Houdini then introduces the reporter to Alfred Becks, his librarian, and reveals his plans for a future project (that would never be):

"He [Becks] is indexing the library for me," said Houdini. "I shall keep him with me, for no man living knows as much about the American theater as he does. He is a link with a splendid past.

"And when these tons of material are in order I shall begin a major work upon an enterprise that has kept my fancy for many years – a treatise upon literary plagiarism. In my reading I have caught numberless parallel passages, and have made notes on them. I shall compile them."

The article concludes:

All this was very scholarly, but sorcery would out. Houdini began toying with his left thumb. He pulled the thumb off the hand. Then replaced it.

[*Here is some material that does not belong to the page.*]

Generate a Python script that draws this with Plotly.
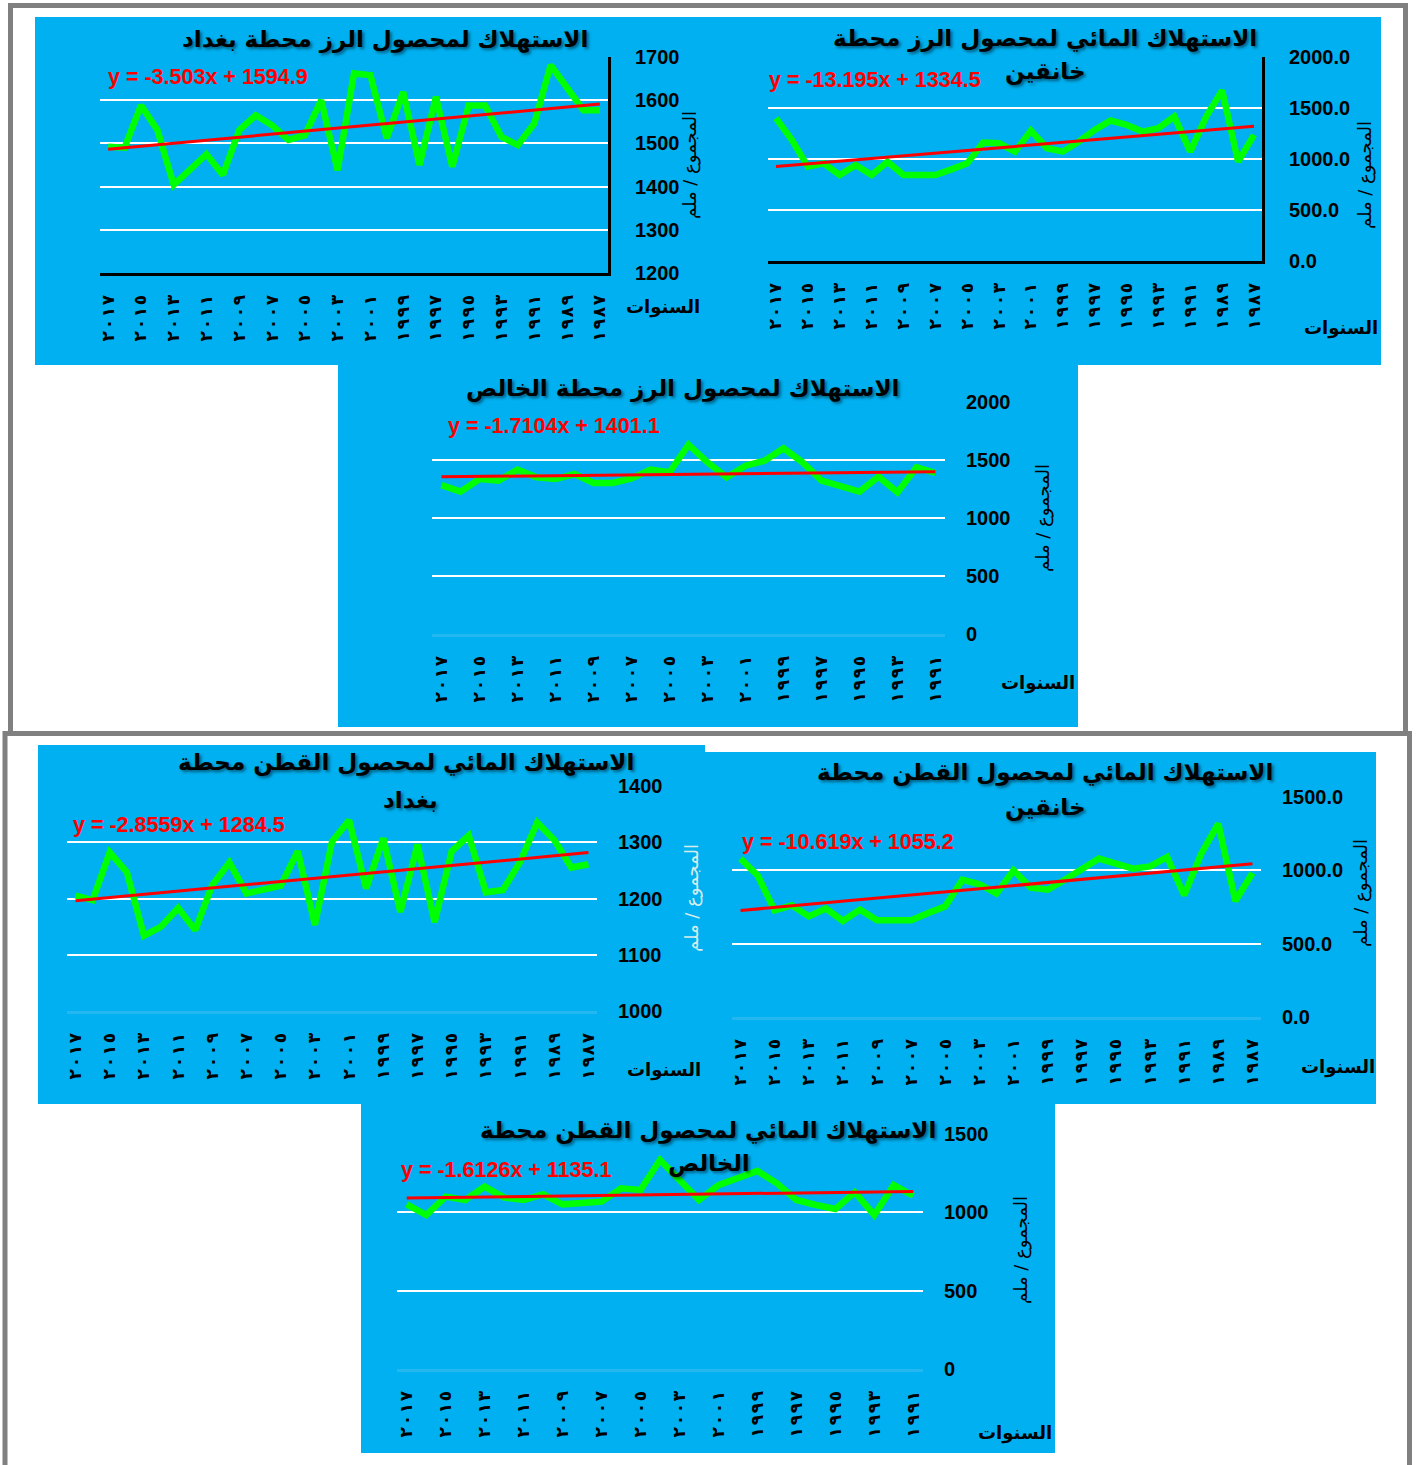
import plotly.graph_objects as go

W, H = 1416, 1465

# ---- categories (years, newest on the left) ----
years_31 = list(range(2017, 1986, -1))   # 2017 .. 1987
years_27 = list(range(2017, 1990, -1))   # 2017 .. 1991
tick_years_31 = list(range(2017, 1986, -2))
tick_years_27 = list(range(2017, 1990, -2))

# ---- water consumption series (mm), ordered 2017 -> first year ----
rice_baghdad = [1492, 1490, 1588, 1531, 1404, 1438, 1475, 1427, 1531, 1565, 1542,
                1508, 1519, 1600, 1438, 1662, 1658, 1512, 1619, 1450, 1608, 1446,
                1588, 1588, 1515, 1496, 1546, 1681, 1627, 1577, 1577]
rice_khanaqin = [1400, 1187, 925, 957, 843, 941, 843, 974, 843, 843, 843,
                 898, 957, 1161, 1154, 1072, 1279, 1105, 1072, 1170, 1285, 1377,
                 1334, 1269, 1302, 1416, 1072, 1416, 1672, 974, 1236]
rice_khalis = [1284, 1227, 1336, 1322, 1417, 1351, 1336, 1379, 1302, 1302, 1342,
               1417, 1394, 1632, 1480, 1351, 1451, 1494, 1601, 1480, 1322, 1273,
               1227, 1356, 1221, 1437, 1388]
cotton_baghdad = [1205, 1197, 1282, 1247, 1134, 1150, 1183, 1144, 1224, 1264, 1209,
                  1217, 1223, 1284, 1153, 1301, 1339, 1218, 1307, 1176, 1296, 1158,
                  1284, 1312, 1211, 1215, 1265, 1335, 1304, 1255, 1261]
cotton_khanaqin = [1080, 966, 727, 761, 686, 739, 655, 732, 659, 659, 659,
                   709, 755, 936, 905, 841, 1000, 882, 868, 936, 1005, 1080,
                   1045, 1011, 1027, 1091, 830, 1114, 1318, 791, 982]
cotton_khalis = [1051, 983, 1100, 1079, 1164, 1094, 1079, 1115, 1051, 1064, 1068,
                 1153, 1143, 1334, 1213, 1079, 1174, 1217, 1264, 1185, 1079, 1047,
                 1021, 1128, 983, 1174, 1106]

# ---- linear trend equations (x = 1 for the earliest year) ----
trend_rice_baghdad = (-3.503, 1594.9)
trend_rice_khanaqin = (-13.195, 1334.5)
trend_rice_khalis = (-1.7104, 1401.1)
trend_cotton_baghdad = (-2.8559, 1284.5)
trend_cotton_khanaqin = (-10.619, 1055.2)
trend_cotton_khalis = (-1.6126, 1135.1)

# ---- text ----
title_rice_baghdad = ["الاستهلاك لمحصول الرز محطة بغداد"]
title_rice_khanaqin = ["الاستهلاك المائي لمحصول الرز محطة", "خانقين"]
title_rice_khalis = ["الاستهلاك لمحصول الرز محطة الخالص"]
title_cotton_baghdad = ["الاستهلاك المائي لمحصول القطن محطة", "بغداد"]
title_cotton_khanaqin = ["الاستهلاك المائي لمحصول القطن محطة", "خانقين"]
title_cotton_khalis = ["الاستهلاك المائي لمحصول القطن محطة", "الخالص"]
y_title = "المجموع / ملم"
x_title = "السنوات"

ARABIC_DIGITS = str.maketrans("0123456789", "٠١٢٣٤٥٦٧٨٩")


def arabic_year(y):
    # Arabic-Indic digits, slightly spaced, kept in left-to-right order
    digits = str(y).translate(ARABIC_DIGITS)
    return "\u202D" + "\u200A".join(digits) + "\u202C"


BLUE = "#00B0F0"
GREEN = "#00FF00"
RED = "#FF0000"
FRAME = "#808080"
NUM_FONT = "Liberation Sans, Arial, sans-serif"
AR_FONT = "DejaVu Sans, sans-serif"

# layout of each chart: plot box in pixels (left, top, right, bottom)
panels = [
    dict(years=years_31, values=rice_baghdad, trend=trend_rice_baghdad, ticks=tick_years_31,
         box=(100, 57, 608, 273), yrange=(1200, 1700), dtick=100, fmt="d", dark_axes=True,
         title=title_rice_baghdad, title_xy=[(385, 40)], eq_xy=(106, 77),
         ytitle_xy=(690, 165), ytitle_color="black", xtitle_xy=(663, 307)),
    dict(years=years_31, values=rice_khanaqin, trend=trend_rice_khanaqin, ticks=tick_years_31,
         box=(768, 57, 1262, 261), yrange=(0, 2000), dtick=500, fmt=".1f", dark_axes=True,
         title=title_rice_khanaqin, title_xy=[(1045, 38), (1045, 72)], eq_xy=(767, 80),
         ytitle_xy=(1365, 175), ytitle_color="black", xtitle_xy=(1341, 328)),
    dict(years=years_27, values=rice_khalis, trend=trend_rice_khalis, ticks=tick_years_27,
         box=(432, 402, 945, 634), yrange=(0, 2000), dtick=500, fmt="d", dark_axes=False,
         title=title_rice_khalis, title_xy=[(682, 388)], eq_xy=(446, 426),
         ytitle_xy=(1043, 518), ytitle_color="black", xtitle_xy=(1038, 683)),
    dict(years=years_31, values=cotton_baghdad, trend=trend_cotton_baghdad, ticks=tick_years_31,
         box=(67, 786, 597, 1011), yrange=(1000, 1400), dtick=100, fmt="d", dark_axes=False,
         title=title_cotton_baghdad, title_xy=[(406, 762), (410, 800)], eq_xy=(71, 825),
         ytitle_xy=(692, 898), ytitle_color="#D6ECEC", xtitle_xy=(664, 1070)),
    dict(years=years_31, values=cotton_khanaqin, trend=trend_cotton_khanaqin, ticks=tick_years_31,
         box=(732, 797, 1261, 1017), yrange=(0, 1500), dtick=500, fmt=".1f", dark_axes=False,
         title=title_cotton_khanaqin, title_xy=[(1045, 773), (1045, 807)], eq_xy=(740, 842),
         ytitle_xy=(1361, 893), ytitle_color="black", xtitle_xy=(1338, 1067)),
    dict(years=years_27, values=cotton_khalis, trend=trend_cotton_khalis, ticks=tick_years_27,
         box=(397, 1134, 923, 1369), yrange=(0, 1500), dtick=500, fmt="d", dark_axes=False,
         title=title_cotton_khalis, title_xy=[(708, 1130), (709, 1163)], eq_xy=(399, 1170),
         ytitle_xy=(1021, 1250), ytitle_color="black", xtitle_xy=(1015, 1433)),
]


def px(x):
    return x / W


def py(y):
    return 1 - y / H


fig = go.Figure()
layout = dict(
    width=W, height=H,
    margin=dict(l=0, r=0, t=0, b=0, pad=0, autoexpand=False),
    paper_bgcolor="white", plot_bgcolor="rgba(0,0,0,0)",
    showlegend=False, shapes=[], annotations=[],
)

# blue chart areas
for (x0, y0, x1, y1) in [(35, 17, 1381, 365), (338, 365, 1078, 727),
                         (38, 745, 705, 1104), (705, 752, 1376, 1104),
                         (361, 1104, 1055, 1453)]:
    layout["shapes"].append(dict(type="rect", xref="paper", yref="paper",
                                 x0=px(x0), x1=px(x1), y0=py(y1), y1=py(y0),
                                 fillcolor=BLUE, line=dict(width=0), layer="below"))
# grey frames around the two groups
for (x0, y0, x1, y1) in [(10.5, 5.5, 1405.5, 733.5), (5, 733.5, 1409.5, 1470)]:
    layout["shapes"].append(dict(type="rect", xref="paper", yref="paper",
                                 x0=px(x0), x1=px(x1), y0=py(y1), y1=py(y0),
                                 fillcolor="rgba(0,0,0,0)", line=dict(color=FRAME, width=5),
                                 layer="below"))

title_font = dict(family=AR_FONT, size=23, color="black", weight="bold",
                  shadow="2px 2px 3px rgba(0,0,0,0.45)")

for i, p in enumerate(panels, start=1):
    sfx = "" if i == 1 else str(i)
    xa, ya = f"x{sfx}", f"y{sfx}"
    years = p["years"]
    first_year = years[-1]
    slope, intercept = p["trend"]
    trend_vals = [slope * (yr - first_year + 1) + intercept for yr in years]

    fig.add_trace(go.Scatter(x=years, y=p["values"], mode="lines", xaxis=xa, yaxis=ya,
                             line=dict(color=GREEN, width=6.5), hoverinfo="skip"))
    fig.add_trace(go.Scatter(x=years, y=trend_vals, mode="lines", xaxis=xa, yaxis=ya,
                             line=dict(color=RED, width=3), hoverinfo="skip"))

    x0, y0, x1, y1 = p["box"]
    axis_color = "black" if p["dark_axes"] else "#22B7F0"
    layout[f"xaxis{sfx}"] = dict(
        domain=[px(x0), px(x1)], anchor=ya, automargin=False,
        range=[years[0] + 0.5, years[-1] - 0.5],
        tickmode="array", tickvals=p["ticks"],
        ticktext=[arabic_year(t) for t in p["ticks"]],
        tickangle=-90, ticks="", ticklabelstandoff=12,
        tickfont=dict(family=AR_FONT, size=17, color="black", weight="bold"),
        showgrid=False, zeroline=False,
        showline=True, linecolor=axis_color, linewidth=3,
        fixedrange=True,
    )
    lo, hi = p["yrange"]
    layout[f"yaxis{sfx}"] = dict(
        domain=[py(y1), py(y0)], anchor=xa, side="right", automargin=False,
        range=[lo, hi], tick0=lo, dtick=p["dtick"], tickformat=p["fmt"],
        ticks="", ticklabelstandoff=20,
        tickfont=dict(family=NUM_FONT, size=20, color="black", weight="bold"),
        showgrid=True, gridcolor="white", gridwidth=2, zeroline=False,
        showline=p["dark_axes"], linecolor="black", linewidth=3,
        fixedrange=True,
    )

    for text, (tx, ty) in zip(p["title"], p["title_xy"]):
        layout["annotations"].append(dict(
            text=text, xref="paper", yref="paper", x=px(tx), y=py(ty),
            xanchor="center", yanchor="middle", showarrow=False, font=title_font))

    ex, ey = p["eq_xy"]
    layout["annotations"].append(dict(
        text=f"y = {slope}x + {intercept}", xref="paper", yref="paper",
        x=px(ex), y=py(ey), xanchor="left", yanchor="middle", showarrow=False,
        font=dict(family=NUM_FONT, size=21.5, color=RED, weight="bold")))

    yx, yy = p["ytitle_xy"]
    layout["annotations"].append(dict(
        text=y_title, xref="paper", yref="paper", x=px(yx), y=py(yy),
        xanchor="center", yanchor="middle", showarrow=False, textangle=-90,
        font=dict(family=AR_FONT, size=18, color=p["ytitle_color"])))

    xx, xy = p["xtitle_xy"]
    layout["annotations"].append(dict(
        text=x_title, xref="paper", yref="paper", x=px(xx), y=py(xy),
        xanchor="center", yanchor="middle", showarrow=False,
        font=dict(family=AR_FONT, size=18, color="black", weight="bold")))

fig.update_layout(**layout)
fig.write_html("out.html")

Thanks to Lisa Cousin's for sharing this wonderful find. The full Bookman article can be read by AMA members at the Magic Castle's William Larsen Sr. Memorial Library.



  1. John Hinson great nephew Bess and Harry HoudiniApril 22, 2016 at 1:15 PM

    Nice pictures

  2. Wow, this a great stuff. Thank You Lisa and John!
    BTW: The interview must have taken place before April 20, 1925 because that is when Houdini's librarian, Alfred Becks, died.